Breweries, beer sellers wary of changes to system
HARRISBURG (AP) — Pennsylvania’s breweries and beer distributors are worrying about how state lawmakers might restructure the Depression-era system of selling beer and wine and whether they will be forced to compete for sales at a disadvantage with bigger, better-prepared rivals.
A bill passed by the state House of Representatives last week would open up the possibility of making beer distributors and supermarkets one-stop shops for beer, wine and hard liquor.
Under it, beer distributors could buy licenses to sell wine and liquor, and leftover licenses would be available to other businesses that qualify. Meanwhile, grocery stores could buy licenses to sell wine in their aisles and beer through separate restaurant-style areas with food and seating.
The bill also could eventually mean the closing of state-controlled liquor stores. Republican Gov. Tom Corbett, a staunch advocate of privatization and smaller government, supports the bill. He is running for re-election next year and actively lobbied for the bill as a way to get government out of the business of selling wine and liquor.
But the Senate is likely to change it. On Thursday, the chairman of the Senate committee that plans to hold hearings on the House bill criticized it as lacking convenience for a number of reasons, including the requirement that beer and wine be stocked in different areas of a grocery store.
“Privatization for political reasons — simply to tout the achievement — would be wrong,” Sen.
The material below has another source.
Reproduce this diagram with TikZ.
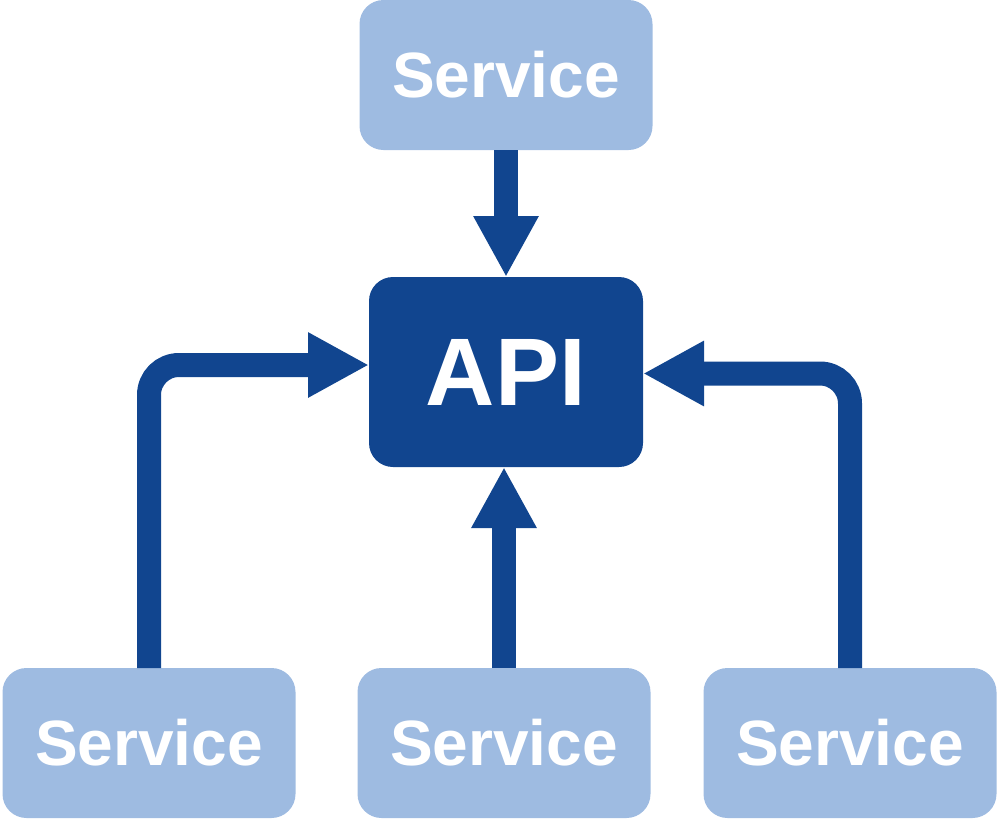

Charles McIlhinney, R-Bucks, said in a statement. “Privatization done the smart way to protect taxpayers, help consumers, and actually lift up Pennsylvania’s small wineries, brewers, distillers, mom-and-pop distributors and small businesses is what I support.”
McIlhinney said the privatization of state stores in Washington resulted in higher prices and lower-than-promised tax collections.
Pennsylvania-based brewers worry that the proposed system would force them to compete for shelf space in beer distributorships with better-selling national beer brands, not to mention wine and liquor.
The current system of distributors helps protect smaller brewers, they say. As an example, Anheuser-Busch InBev has a 46 percent share of the U.S. market but just a 28 percent share of the Pennsylvania market, according to Suffern, N.Y.-based Beer Marketers Insights, the Pittsburgh Post-Gazette reported. The bill “would most likely reduce the number of brands available to the consumer and make it more difficult for small regional breweries to compete,” Tom Kehoe, president of Yards Brewing Co. in Philadelphia, told the Pittsburgh Post-Gazette in an email.
For their part, distributors worry that big supermarkets will undercut their beer sales and are better prepared to handle wine and liquor sales.
“There’s no chance to really ramp up and get our feet under us and stabilized,” Mark Tanczos, president of the Malt Beverage Distributors Association of Pennsylvania, told the Patriot-News of Harrisburg. “Other chains out there have been doing this for years. They are machines waiting to roll in and gobble us up.”
Dwight Dissinger, who owns Cold Case Beer & Soda, a beer distributor a few blocks from the Capitol in Harrisburg, said he wonders how he could create shelf space to sell wine, hard liquor and six-packs of beer. He also wonders if he could afford the price of the licenses.
“At this point in time, all you can do is wait it out and see what happens,” Dissinger told the Patriot-News.